Sadly, there’s very little inspiring out there about potential applications.

My question (though not uniquely mine) to add to this: What role will natural language processing play in this (i.e. how “semantic” is this talk of Semantics)? Semantic content in RDF appears to be little more than a means for one machine to tell another who authored a particular book or what are the postal codes in the greater Boston area. Semantics to me is as much about intentions (“Why is web-service A dispensing such information?”) and interpreting such information for the purposes of action (“What can web-service B – or my browser or I – do with it?”).

Perhaps this misses the mark and semantic really isn’t about natural language. But there is a weaker, more real form of this “language and technology” concern: Insofar as semantics is just information, can it be bootstrapped by a machine (perhaps even linguistically informed rather than statistically)?

Thoughts?

Three Observations about Recent Language Technology News

Wednesday, March 28th, 2007

To start us off, recent experience has shown three things:

  1. Speech (i.e. voice) related news is TTS-dominated, less so by ASR.
  2. The company featured most frequently in the news is Nuance.
  3. The talk of semantic search engines seems to dominate the NLP news.

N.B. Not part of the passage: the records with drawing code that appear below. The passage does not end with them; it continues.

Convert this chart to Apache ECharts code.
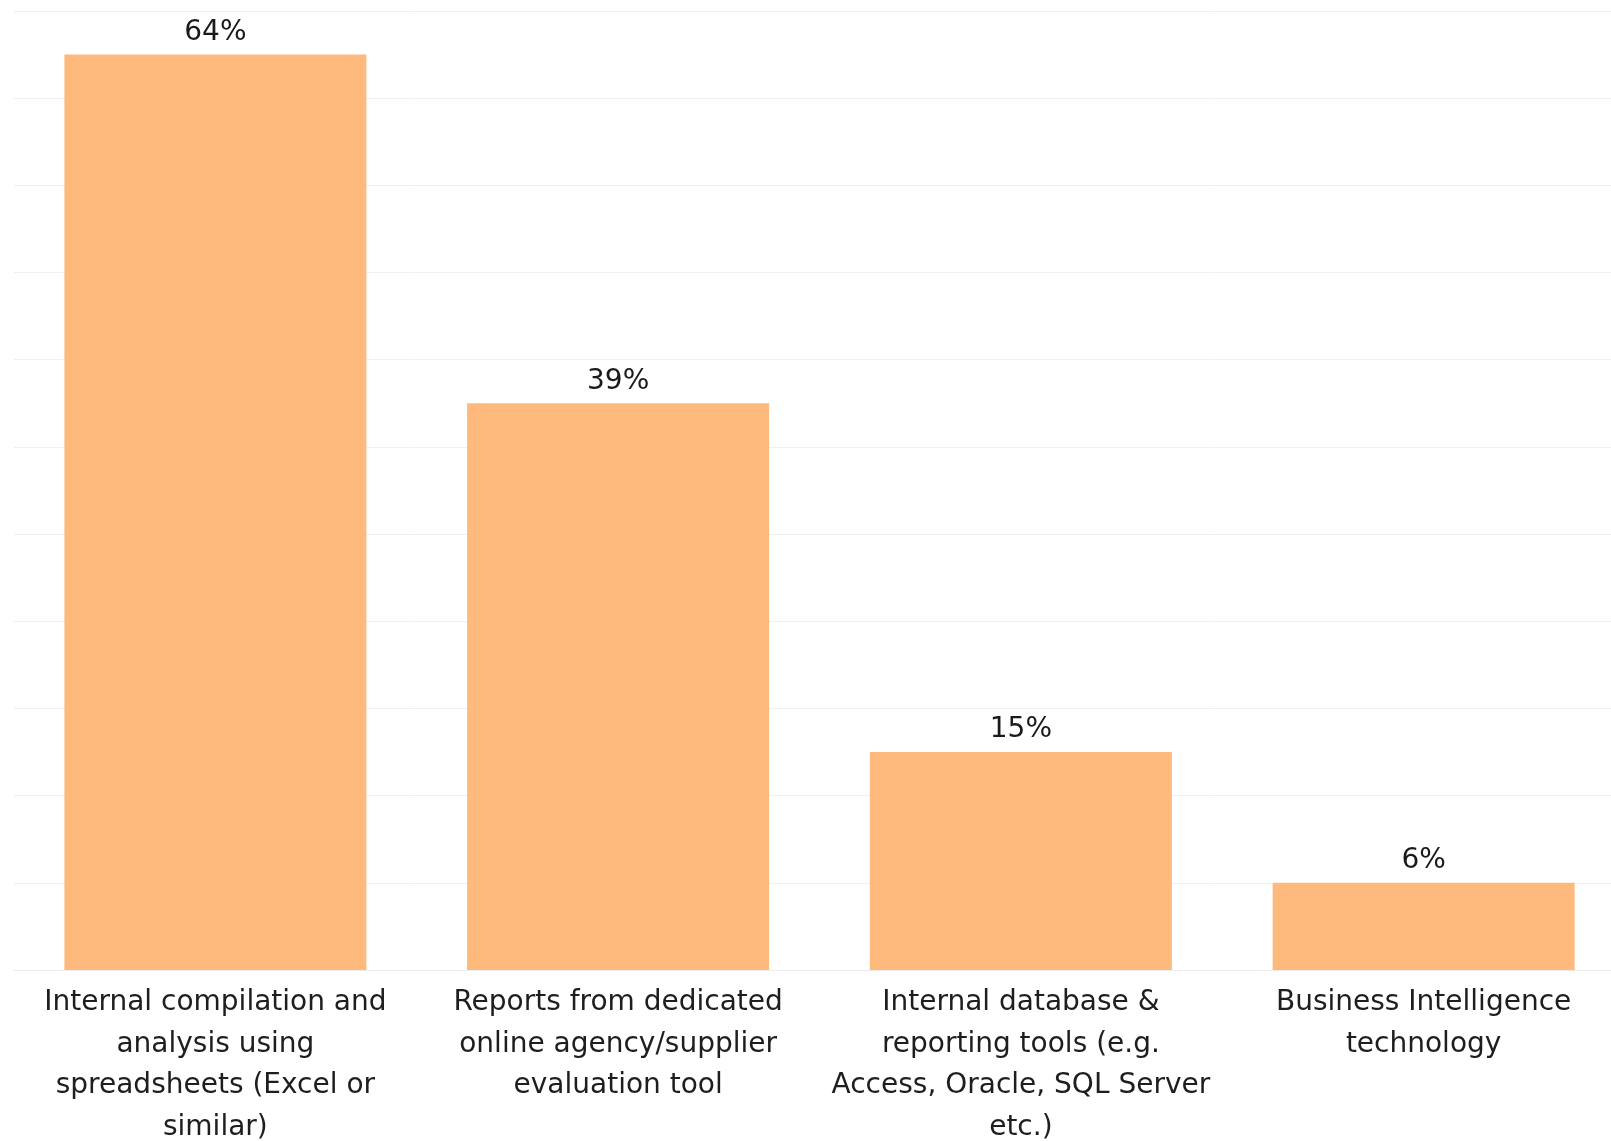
<!DOCTYPE html>
<html>
<head>
<meta charset="utf-8">
<script src="https://cdn.jsdelivr.net/npm/echarts@6/dist/echarts.min.js"></script>
<style>
html,body{margin:0;padding:0;background:#fff;}
#chart{width:1611px;height:1141px;}
</style>
</head>
<body>
<div id="chart"></div>
<script>
const categories = [
  'Internal compilation and\nanalysis using\nspreadsheets (Excel or\nsimilar)',
  'Reports from dedicated\nonline agency/supplier\nevaluation tool',
  'Internal database &\nreporting tools (e.g.\nAccess, Oracle, SQL Server\netc.)',
  'Business Intelligence\ntechnology'
];
const values = [63, 39, 15, 6];
const valueLabels = ['64%', '39%', '15%', '6%'];

const chart = echarts.init(document.getElementById('chart'));
chart.setOption({
  animation: false,
  backgroundColor: '#ffffff',
  grid: { left: 14, width: 1611, top: 11, bottom: 171, containLabel: false, outerBoundsMode: 'none' },
  xAxis: {
    type: 'category',
    data: categories,
    axisLine: { show: true, lineStyle: { color: '#ececec', width: 1 } },
    axisTick: { show: false },
    axisLabel: {
      interval: 0,
      margin: 12,
      fontFamily: 'DejaVu Sans',
      fontSize: 28,
      lineHeight: 41.5,
      color: '#1e1e1e'
    }
  },
  yAxis: {
    type: 'value',
    min: 0,
    max: 66,
    interval: 6,
    axisLine: { show: false },
    axisTick: { show: false },
    axisLabel: { show: false },
    splitLine: { show: true, lineStyle: { color: '#f0f0f0', width: 1 } }
  },
  series: [{
    type: 'bar',
    data: values,
    barWidth: 302,
    itemStyle: { color: '#FDBA7C' },
    label: {
      show: true,
      position: 'top',
      distance: 8,
      fontFamily: 'DejaVu Sans',
      fontSize: 28,
      color: '#1a1a1a',
      formatter: p => valueLabels[p.dataIndex]
    }
  }]
});
</script>
</body>
</html>
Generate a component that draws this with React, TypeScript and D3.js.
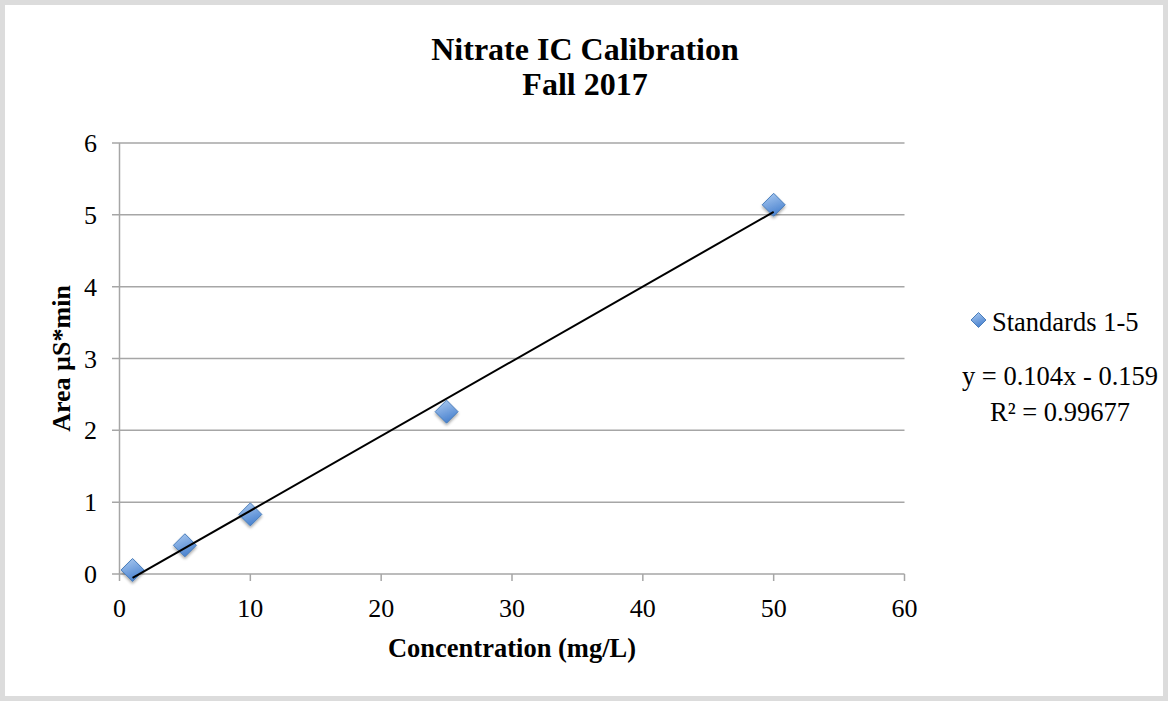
import React from "react";
import * as d3 from "d3";

const concentrations = [1, 5, 10, 25, 50];
const areas = [0.056, 0.4, 0.83, 2.26, 5.14];
const xTicks = [0, 10, 20, 30, 40, 50, 60];
const yTicks = [0, 1, 2, 3, 4, 5, 6];
const trendSlope = 0.104;
const trendIntercept = -0.159;
const titleLines = ["Nitrate IC Calibration", "Fall 2017"];
const seriesName = "Standards 1-5";
const equationText = "y = 0.104x - 0.159";
const r2Text = "R² = 0.99677";

const W = 1168;
const H = 701;
const FONT = "'Liberation Serif', 'Times New Roman', serif";

export default function App() {
  const x = d3.scaleLinear().domain([0, 60]).range([119.5, 904.5]);
  const y = d3.scaleLinear().domain([0, 6]).range([574, 143]);
  const diamond = (cx: number, cy: number, r: number) =>
    `M${cx},${cy - r}L${cx + r},${cy}L${cx},${cy + r}L${cx - r},${cy}Z`;
  const x0 = concentrations[0];
  const x1 = concentrations[concentrations.length - 1];
  const grid = "#a6a6a6";

  return (
    <svg
      width={W}
      height={H}
      style={{ position: "absolute", left: 0, top: 0, background: "#fff" }}
      fontFamily={FONT}
    >
      <defs>
        <linearGradient id="mk" x1="0" y1="0" x2="0.4" y2="1">
          <stop offset="0" stopColor="#afcdf2" />
          <stop offset="1" stopColor="#4c84d0" />
        </linearGradient>
        <filter id="sh" x="-50%" y="-50%" width="200%" height="200%">
          <feGaussianBlur in="SourceAlpha" stdDeviation="1.5" />
          <feOffset dx="0" dy="2" result="b" />
          <feComponentTransfer>
            <feFuncA type="linear" slope="0.35" />
          </feComponentTransfer>
          <feMerge>
            <feMergeNode />
            <feMergeNode in="SourceGraphic" />
          </feMerge>
        </filter>
      </defs>
      <rect x={2.5} y={2.5} width={W - 5} height={H - 5} fill="#fff" stroke="#dcdcdc" strokeWidth={5} />

      {/* title */}
      <text x={585} y={60} textAnchor="middle" fontSize={32} fontWeight="bold">
        {titleLines[0]}
      </text>
      <text x={585} y={95} textAnchor="middle" fontSize={32} fontWeight="bold">
        {titleLines[1]}
      </text>

      {/* gridlines */}
      {yTicks.map((t) => (
        <g key={"y" + t}>
          <line x1={112} x2={x(60)} y1={y(t)} y2={y(t)} stroke={grid} strokeWidth={1.5} />
          <text x={97} y={y(t) + 9} textAnchor="end" fontSize={26}>
            {t}
          </text>
        </g>
      ))}
      <line x1={x(0)} x2={x(0)} y1={y(6)} y2={y(0)} stroke={grid} strokeWidth={1.5} />
      {xTicks.map((t) => (
        <g key={"x" + t}>
          <line x1={x(t)} x2={x(t)} y1={y(0)} y2={y(0) + 7} stroke={grid} strokeWidth={1.5} />
          <text x={x(t)} y={617} textAnchor="middle" fontSize={26}>
            {t}
          </text>
        </g>
      ))}

      {/* axis titles */}
      <text
        transform={`translate(70,${(y(0) + y(6)) / 2}) rotate(-90)`}
        textAnchor="middle"
        fontSize={26}
        fontWeight="bold"
      >
        Area µS*min
      </text>
      <text x={(x(0) + x(60)) / 2} y={657} textAnchor="middle" fontSize={26.5} fontWeight="bold">
        Concentration (mg/L)
      </text>

      {/* markers */}
      {concentrations.map((c, i) => (
        <path
          key={i}
          d={diamond(x(c), y(areas[i]), 11.5)}
          fill="url(#mk)"
          stroke="#4a7ebb"
          strokeWidth={1}
          filter="url(#sh)"
        />
      ))}

      {/* trendline */}
      <line
        x1={x(x0)}
        y1={y(trendSlope * x0 + trendIntercept)}
        x2={x(x1)}
        y2={y(trendSlope * x1 + trendIntercept)}
        stroke="#000"
        strokeWidth={2}
      />

      {/* legend */}
      <path d={diamond(978.5, 320, 7.5)} fill="url(#mk)" stroke="#4a7ebb" strokeWidth={1} />
      <text x={992} y={331} fontSize={26.5}>
        {seriesName}
      </text>
      <text x={1060} y={385} textAnchor="middle" fontSize={26.5}>
        {equationText}
      </text>
      <text x={1060} y={421} textAnchor="middle" fontSize={26.5}>
        {r2Text}
      </text>
    </svg>
  );
}
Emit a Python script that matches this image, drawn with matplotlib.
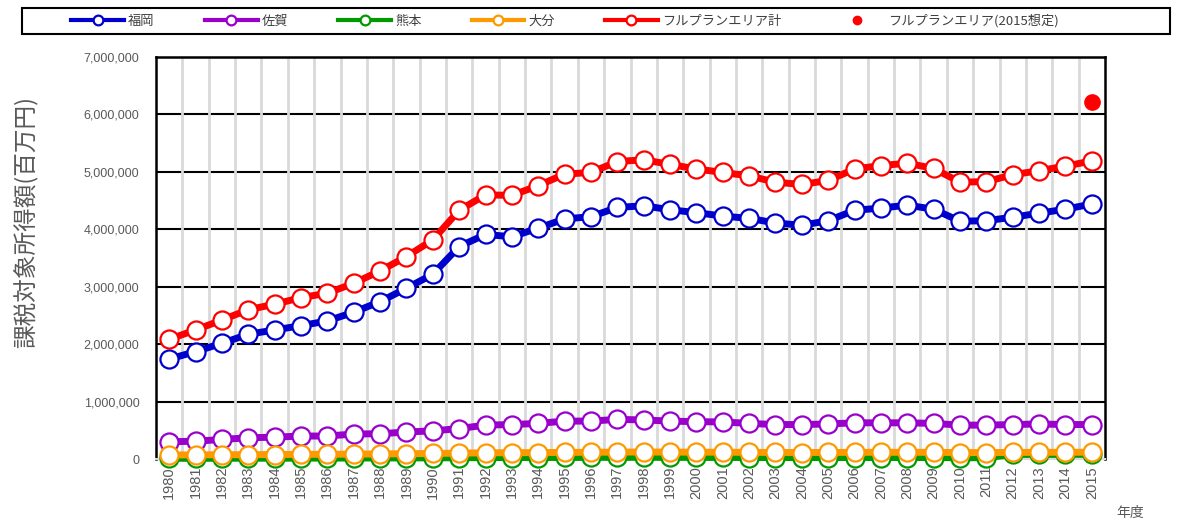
import matplotlib
matplotlib.use("Agg")
import matplotlib.pyplot as plt
import numpy as np
from matplotlib.ticker import FuncFormatter, MultipleLocator
from matplotlib.lines import Line2D
from matplotlib.patches import Rectangle

plt.rcParams['font.family'] = ['Noto Sans CJK JP', 'DejaVu Sans']

# 年度
years = list(range(1980, 2016))

# 課税対象所得額 (百万円)
fukuoka = [1740000, 1870000, 2015000, 2172000, 2247000, 2322000, 2404000, 2556000,
           2740000, 2973000, 3217000, 3700000, 3910000, 3870000, 4020000, 4180000,
           4220000, 4380000, 4410000, 4340000, 4290000, 4230000, 4190000, 4110000,
           4070000, 4150000, 4330000, 4370000, 4420000, 4350000, 4140000, 4150000,
           4210000, 4280000, 4350000, 4440000]
saga = [300000, 310000, 340000, 370000, 380000, 400000, 400000, 435000,
        440000, 470000, 490000, 530000, 590000, 600000, 620000, 660000,
        660000, 690000, 680000, 660000, 650000, 645000, 620000, 600000,
        600000, 610000, 630000, 630000, 630000, 620000, 590000, 590000,
        600000, 610000, 600000, 600000]
kumamoto = [12000, 12000, 13000, 14000, 14000, 15000, 16000, 17000,
            18000, 19000, 20000, 22000, 24000, 25000, 26000, 27000,
            28000, 29000, 29000, 28000, 28000, 27000, 26000, 25000,
            25000, 25000, 26000, 26000, 26000, 25000, 22000, 22000,
            80000, 80000, 81000, 82000]
oita = [70000, 72000, 74000, 76000, 78000, 80000, 82000, 85000,
        88000, 92000, 96000, 102000, 108000, 110000, 112000, 115000,
        117000, 120000, 122000, 120000, 119000, 118000, 116000, 114000,
        113000, 114000, 116000, 117000, 117000, 116000, 112000, 112000,
        114000, 116000, 117000, 118000]
fullplan = [2085000, 2247000, 2420000, 2600000, 2695000, 2810000, 2887000, 3060000,
            3275000, 3525000, 3815000, 4330000, 4600000, 4590000, 4760000, 4960000,
            4990000, 5180000, 5210000, 5130000, 5050000, 4990000, 4930000, 4820000,
            4780000, 4850000, 5050000, 5110000, 5150000, 5060000, 4820000, 4830000,
            4950000, 5020000, 5100000, 5190000]
fullplan_2015 = 6220000

series = [
    ("福岡", fukuoka, "#0000cc"),
    ("佐賀", saga, "#9900cc"),
    ("熊本", kumamoto, "#009900"),
    ("大分", oita, "#ff9900"),
    ("フルプランエリア計", fullplan, "#ff0000"),
]

fig = plt.figure(figsize=(11.8, 5.25), dpi=100)
ax = fig.add_axes([156 / 1180, 1 - 459 / 525, 949 / 1180, 402 / 525])

x = np.arange(len(years))
handles = []
for name, vals, col in series:
    ax.plot(x, vals, color=col, lw=5, marker='o', ms=13, mfc='white',
            mec=col, mew=1.6, zorder=3, clip_on=False)
    handles.append(Line2D([], [], color=col, lw=3, marker='o', ms=7,
                          mfc='white', mec=col, mew=1.6, label=name))
ax.plot([x[-1]], [fullplan_2015], 'o', color='#ff0000', ms=11, zorder=4)
handles.append(Line2D([], [], color='#ff0000', lw=0, marker='o', ms=6,
                      label="フルプランエリア(2015想定)"))

ax.set_xlim(-0.5, len(years) - 0.5)
ax.set_ylim(0, 7000000)
ax.yaxis.set_major_locator(MultipleLocator(1000000))
ax.yaxis.set_major_formatter(FuncFormatter(lambda v, p: f"{int(v):,}"))
ax.set_xticks(x)
ax.set_xticklabels([str(y) for y in years], rotation=90, fontsize=10.5,
                   color='#595959', family=['Liberation Sans', 'DejaVu Sans'])
for lab in ax.get_yticklabels():
    lab.set_fontsize(9)
    lab.set_color('#595959')
    lab.set_family(['Liberation Sans', 'DejaVu Sans'])
ax.tick_params(axis='y', length=0, pad=12)
ax.tick_params(axis='x', length=0, pad=5)

# 縦の補助線 (区切り)
for b in np.arange(0.5, len(years) - 0.5, 1):
    ax.axvline(b, color='#d9d9d9', lw=2, zorder=1)
ax.yaxis.grid(True, color='black', lw=1.5, zorder=2)
ax.set_axisbelow(True)
for s in ['left', 'right', 'top']:
    ax.spines[s].set_color('black')
    ax.spines[s].set_linewidth(1.8)
ax.spines['bottom'].set_color('#d9d9d9')
ax.spines['bottom'].set_linewidth(1.5)

ax.set_ylabel("課税対象所得額(百万円)", fontsize=17, color='#595959')
ax.yaxis.set_label_coords(-0.124, 0.59)
fig.text(1130 / 1180, 1 - 513 / 525, "年度", fontsize=10, color='#595959',
         ha='center', va='center')

# 凡例の枠
fig.patches.append(Rectangle((22 / 1180, 1 - 34 / 525), 1148 / 1180, 26 / 525,
                             transform=fig.transFigure, fill=False,
                             edgecolor='black', lw=1.5))
leg = fig.legend(handles=handles, loc='center', ncol=6,
                 bbox_to_anchor=(565 / 1180, 1 - 21 / 525),
                 frameon=False, fontsize=9.5, handlelength=4,
                 columnspacing=3.8, handletextpad=0.3)
for t in leg.get_texts():
    t.set_color('#404040')

fig.savefig("out.png", dpi=100)
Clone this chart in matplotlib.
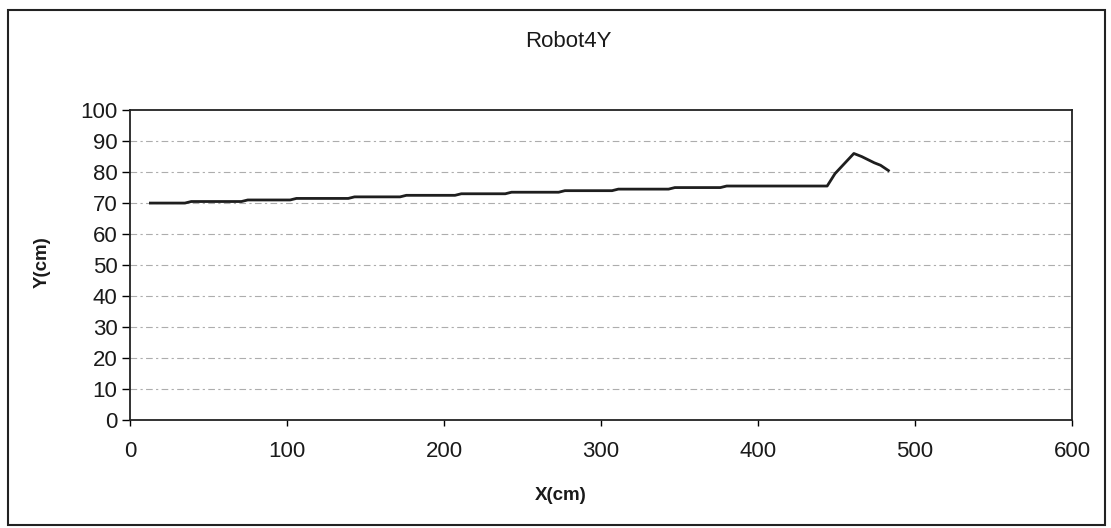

The success of TTS is largely due to requirements set by mobile and in-car technologies, especially GPS and communications. The future of ASR in the other hand seems to depend on the dictation market (especially in the healthcare sector) and a growing relevance of network ASR (driven by advancing VoIP, impact of multi-modal applications).

Nuance’s continued position will depend on the role of “super players” IBM and Microsoft and to a lesser degree the role of open-source initiatives, especially on the network/telephony side.

Semantic search engines recently got some media hype with “Google-Killer” Powerset, a PARC offspring. While in its infancy, some believe this development towards semantic web will usher in a Web3.0 revolution. Of course, soem others believe this has already begun, while yet more just wanna see what happens with all this.

Let’s see how these trends develop. Especially multi-modality and semantic searches will be issues to follow closely.